Mark Hedges, Sustaining archives

Archives, physical or digital. All sorts of documents, but many are important to historians, e.g. scraps of paper from early days of computing can be very important later on.

Time consuming to find things. Dangers to sustainability – stuff gets lost, thrown away, destroyed by accident or fire.

Digital archives, easier to access, but often funding runs out and we need them to last.

NOF-Digitise programme, ran for 5 years, ended 6 years ago, awarded £50m to 155 projects. What happened to them?

  • 30 websites still exist and have been enhanced since
  • 10 absorbed into larger archives
  • 83 websites exist but haven’t changed in 6 years since project ceased
  • 31 no URL available or doesn’t work.

Arhives can die

  • Server failes/vanishes
  • Available but unchanged, becomes obsolescent
  • Content obsolete, new material not included
  • Inadequate metadata
  • Hidden archives, stuff’s there but no one can find it
  • Isolated (from the web of data)

Can we involve the community? Most archives have a focus, so there may be a community interested in it.

Can exploit the interest of specific groups for specific archives, e.g. Flickr tagging of photos. But this can be too libertarian, open to misuse. Not appropriate for more formal archives, e.g. tagging often too loose.

Middle way between professional cataloguers on one hand, free tagging on the other.

Split work up into self-contained tasks that can be sent to volunteers to be performed over internet. Problem with free tagging is that it’s insufficiently accurate. Use task replication to get consensus, calibration of performance, etc.

Apply this methodology to digital archives and cultural heritage collections. Want to sustain and enhance the archives. Want specific communities to adopt archives to ensure longer term prospects.

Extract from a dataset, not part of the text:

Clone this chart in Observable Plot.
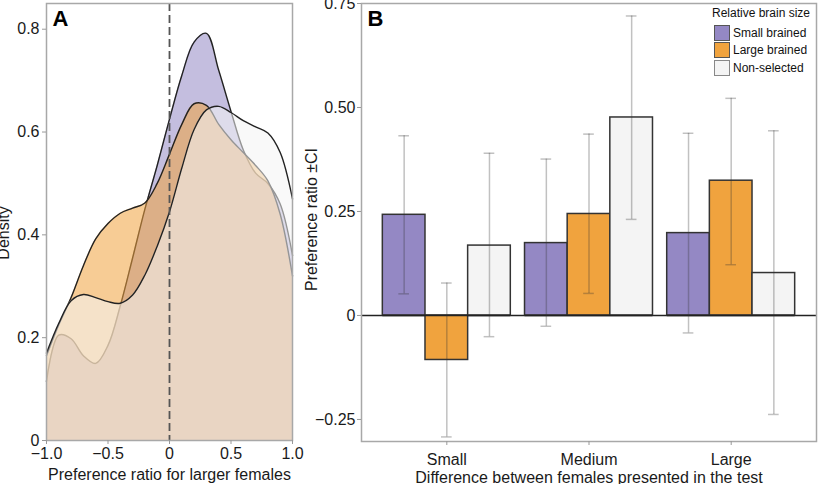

Very early stage project, TELDAP, rich archive of material relating to Chinese and Taiwanese cultural material. But doesn’t have high visibility worldwide. Needs metadata enhancement, etc.

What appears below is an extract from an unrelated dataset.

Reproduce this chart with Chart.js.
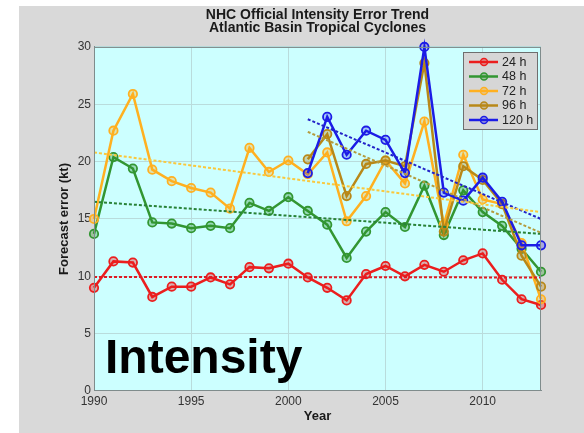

Great Ormond St Hosp historic case notes, e.g. Dr Garrad, chronological view of his case notes. Transcription, mark up key ideas, cross referencing. Specialised knowledge required, so community is retired nurses, doctors, etc.

East London Theatre Archive Project, contains digitised material from playbills, photos, posters. Images have metadata, but there’s a lot of textual information which hasn’t been extracted and isn’t therefore accessible.

Experimenting with variety of tasks: transcription; identification of ‘special’ text,e.g. cast lists which could be linked to list of actors, or play type.

Some images have text but it’s quite complexly arranged in columns, sections, with embedded pictures. So not entirely easy. Would be useful is to divide images into their different section and classify them according to their nature.

Hybrid approach, OCR them first to produce rough draft, then get volunteer contributions rather than starting with original image.

Ephemeral materials produce very important information.

Communities. Different communities: people with intrinsic interest in topic, e.g. academic, professional; local social communities, e.g. schools; history groups, genealogists; international pool of potential volunteers with E London ancestors.

Size of community less important than having an interest in a particular topic. Important to identify people who have an interest in the fate of the archive. Small groups.

Issues to address. Open-endedness of the tasks makes it hard to asses how well it’s going. Can also attract people with malicious intent.

Want to develop guidelines for this sort of community building.

How are volunteer outputs integrated with professional outputs? Resistance from professionals to anyone else doing stuff.

Having volunteer thinkers as a stage in the project, one could have more complex processes, after the volunteers have done stuff, can get pros in to do more specialised XML mark-up, so have a ‘production line’ to make best use of everyone’s skills.

Getting communities to participate in related archives might help people preserve their cultural identity in an increasingly globalised world.